Today is a sad day in Colerain Township and the rest of Hamilton County. For me, firefighters have always been the epitome of heroes (in a world and at a time when we use that word far too freely): their job is to keep us safe from situations that most of us would run screaming from. Losing two of our local heroes is tragic.
But I was furious this morning as I watched the local news media cover the story. As I was getting ready to leave, between 7 and 9 this morning, reports started coming in that two firefighters were "missing" at a fire in Colerain. Then word came that the firefighters had perished. This was before any confirmation from Colerain's Public Information Officer; Channel 5 and Channel 9 (I don't know about Channel 12) freely admitted that they were reporting information based on radio communications they heard over their scanners.
Why does a story like this warrant breaking news coverage? From the moment the local media recounted reports of missing firefighters, every family-member of every on-duty Colerain firefighter had to have been a wreck. There was no public need-to-know involved. The burning house was at the end of a dead-end street, so there were no traffic issues. The fire didn't pose any apparent threat to surrounding houses, and the smoke didn't even come close to giving rise to the need to evacuate anyone.
There's a good possibility that the families of the two firefighters who passed away this morning first learned that their loved one might be in peril on the morning news. Is that really the decent thing to do? When there's no public emergency, wouldn't it be better to let family notifications take place in the most dignified manner possible?

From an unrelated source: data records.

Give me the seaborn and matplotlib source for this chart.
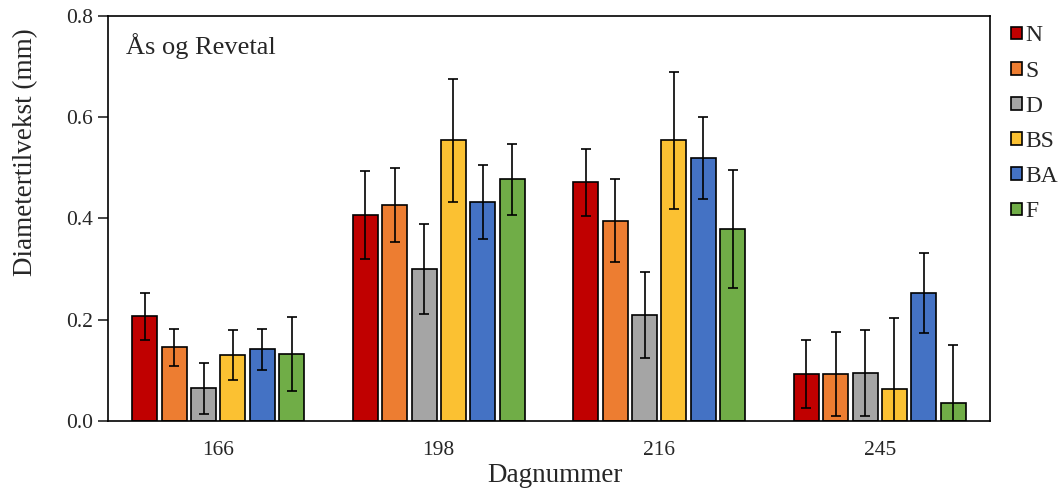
import pandas as pd
import matplotlib.pyplot as plt
import seaborn as sns

# Data
days = ["166", "198", "216", "245"]
treatments = ["N", "S", "D", "BS", "BA", "F"]
colors = ["#C00000", "#ED7D31", "#A5A5A5", "#FBC132", "#4472C4", "#70AD47"]

means = {
    "N":  [0.206, 0.406, 0.471, 0.092],
    "S":  [0.145, 0.427, 0.395, 0.092],
    "D":  [0.064, 0.300, 0.208, 0.094],
    "BS": [0.130, 0.554, 0.554, 0.063],
    "BA": [0.141, 0.432, 0.519, 0.253],
    "F":  [0.132, 0.477, 0.379, 0.034],
}
errors = {
    "N":  [0.047, 0.087, 0.067, 0.067],
    "S":  [0.036, 0.073, 0.082, 0.083],
    "D":  [0.050, 0.089, 0.085, 0.085],
    "BS": [0.050, 0.121, 0.135, 0.140],
    "BA": [0.040, 0.073, 0.081, 0.079],
    "F":  [0.073, 0.070, 0.117, 0.116],
}

# Long-form table
rows = []
for t in treatments:
    for d, m, e in zip(days, means[t], errors[t]):
        rows.append({"Dag": d, "Behandling": t, "verdi": m, "feil": e})
df = pd.DataFrame(rows)

sns.set_style("white")
plt.rcParams["font.family"] = ["Liberation Serif", "DejaVu Serif"]

fig = plt.figure(figsize=(10.61, 4.93), dpi=100)
ax = fig.add_axes([0.1018, 0.1467, 0.8313, 0.8208])

sns.barplot(data=df, x="Dag", y="verdi", hue="Behandling", order=days,
            hue_order=treatments, palette=colors, errorbar=None,
            width=0.8, gap=0.15, edgecolor="black", linewidth=1.2,
            saturation=1, ax=ax)

# Error bars at the bar centres seaborn placed
for cont, t in zip(ax.containers, treatments):
    xs = [p.get_x() + p.get_width() / 2 for p in cont.patches]
    ys = [p.get_height() for p in cont.patches]
    ax.errorbar(xs, ys, yerr=df.loc[df["Behandling"] == t, "feil"].values,
                fmt="none", ecolor="black", elinewidth=1.2, capsize=3.3,
                capthick=1.2, zorder=5)

ax.set_ylim(0, 0.8)
ax.set_xlim(-0.5, 3.5)
ax.set_yticks([0.0, 0.2, 0.4, 0.6, 0.8])
ax.set_yticklabels(["0.0", "0.2", "0.4", "0.6", "0.8"])
ax.tick_params(axis="y", which="major", left=True, length=7, width=1.2,
               labelsize=15.5, pad=4)
ax.tick_params(axis="x", bottom=False, labelsize=15.5, pad=11)
for s in ax.spines.values():
    s.set_visible(True)
    s.set_color("black")
    s.set_linewidth(1.2)

ax.set_xlabel("Dagnummer", fontsize=19.5)
ax.set_ylabel("Diametertilvekst (mm)", fontsize=19.5)
ax.xaxis.set_label_coords(0.507, -0.104)
ax.yaxis.set_label_coords(-0.079, 0.664)
ax.text(0.02, 0.925, "Ås og Revetal", transform=ax.transAxes,
        fontsize=19, va="center", ha="left")

handles, labels = ax.get_legend_handles_labels()
ax.legend(handles, labels, loc="upper left", bbox_to_anchor=(1.013, 1.0),
          frameon=False, fontsize=17, handlelength=0.45, handleheight=0.45,
          handletextpad=0.15, labelspacing=0.6, borderaxespad=0)

plt.savefig("out.png", dpi=100)
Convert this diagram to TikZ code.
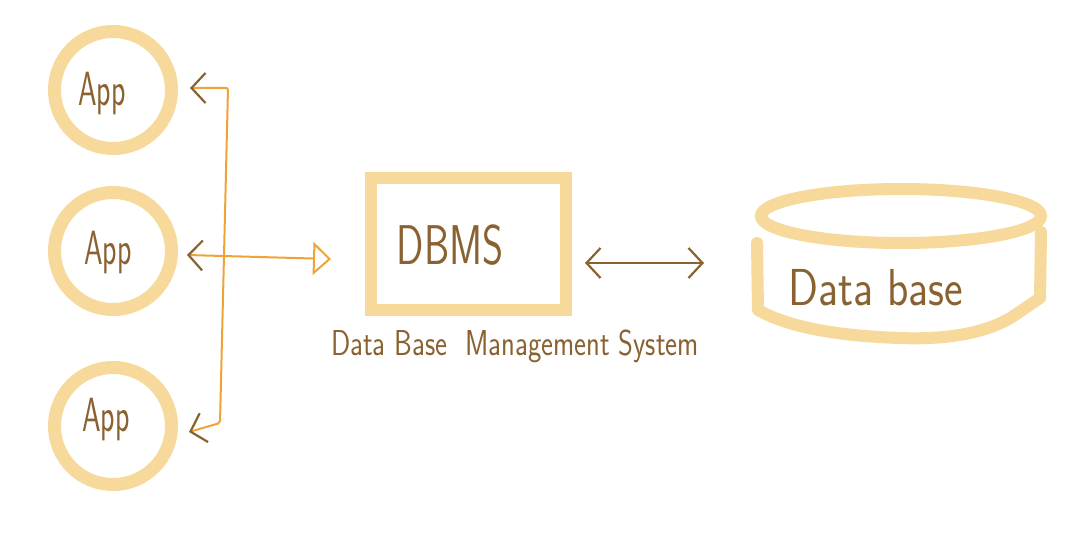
\documentclass[tikz,border=0pt]{standalone}
\usetikzlibrary{arrows.meta}
\definecolor{ring}{HTML}{F6D99B}
\definecolor{ink}{HTML}{8A6232}
\definecolor{wire}{HTML}{EFA336}
\tikzset{
  appnode/.style={circle, draw=ring, line width=13pt, minimum size=117pt, inner sep=0pt},
  hand/.style={text=ink, font=\sffamily},
  apptext/.style={hand, font=\sffamily\fontsize{48}{48}\selectfont, xscale=0.62},
  chev/.tip={Straight Barb[color=ink, length=14pt, width=30pt, line width=2.2pt]},
  opentri/.tip={Triangle[open, length=18pt, width=33pt, line width=2pt]},
  wireline/.style={draw=wire, line width=2pt, rounded corners=2pt},
}
\begin{document}
\begin{tikzpicture}[x=1pt,y=-1pt]
\useasboundingbox (0,0) rectangle (1083,537);
% apps
\node[appnode] (app1) at (113,90) {};
\node[appnode] (app2) at (113,251) {};
\node[appnode] (app3) at (113,426) {};
\node[apptext] (t1) at (102,94) {App};
\node[apptext] (t2) at (108,253) {App};
\node[apptext] (t3) at (106,420) {App};
% DBMS box
\node[draw=ring, line width=12pt, minimum width=195pt, minimum height=132pt, inner sep=0pt] (dbms) at (468.5,244) {};
\node[hand, font=\sffamily\fontsize{56}{56}\selectfont, xscale=0.72] (dbmst) at (450,245) {DBMS};
\node[hand, font=\sffamily\fontsize{36}{36}\selectfont, xscale=0.79] (full) at (515,346) {Data Base\ \ Management System};
% database cylinder
\coordinate (dbc) at (901,216);
\draw[ring, line width=12pt] (dbc) ellipse [x radius=140pt, y radius=27pt];
\draw[ring, line width=12pt, line cap=round, line join=round]
  (757,243) -- (758,310) .. controls (790,328) and (840,336) .. (900,338)
  .. controls (950,340) and (990,332) .. (1015,315)
  -- (1040,298) -- (1041,232);
\node[hand, font=\sffamily\fontsize{52}{52}\selectfont, xscale=0.85] (dbt) at (876,288) {Data base};
% connectors
\coordinate (j1) at (190,88);
\coordinate (k1) at (228,88);
\coordinate (k3) at (220,423);
\coordinate (j3) at (189,432);
\draw[wireline, arrows={chev-chev}] (j1) -- (k1) -- (k3) -- (j3);
\coordinate (j2) at (187,255);
\coordinate (d2) at (331,259);
\draw[wire, line width=2pt, arrows={chev-opentri}] (j2) -- (d2);
\coordinate (m1) at (585,263);
\coordinate (m2) at (704,263);
\draw[ink, line width=2.2pt, arrows={chev-chev}] (m1) -- (m2);
\end{tikzpicture}
\end{document}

Several years ago, I met a woman whose teenage grandson had died in a fire. Her grandson was living with her at the time of the fire. She learned of the fire and rushed back to her house. The police wouldn't let her down the street, and instead had her wait with a friendly neighbor. As they waited for the police to come and give them some information, they had the television on. Imagine the woman's horror when a news chopper showed a live shot of what was obviously a body covered by a tarp in the front lawn of her smouldering home.
CNN and its progeny have conditioned us to expect to learn of "events" as they unfold. But at some point, producers have to start making responsible decisions about which stories warrant immediate coverage and which can wait until a decent interval has passed. Was our community better-served by the nearly live coverage of firefighters hugging each other in grief and sorrow, or were these truly private moments that could have stayed private? Was there some compelling reason to immediately report the death of two firefighters before their identities were confirmed and their families notified, or could we have waited until the noon news for that information?
Anyone who has experienced the sudden, unexpected loss of a family member knows that there is no "easy" way to learn of a loved one's passing. But I can't imagine how much more difficult it must be for it to be disclosed via a crawling ticker during Good Morning America. At some point in the last couple decades, "news" has become synonymous with voyeurism. Maybe it's time to for the media to address that.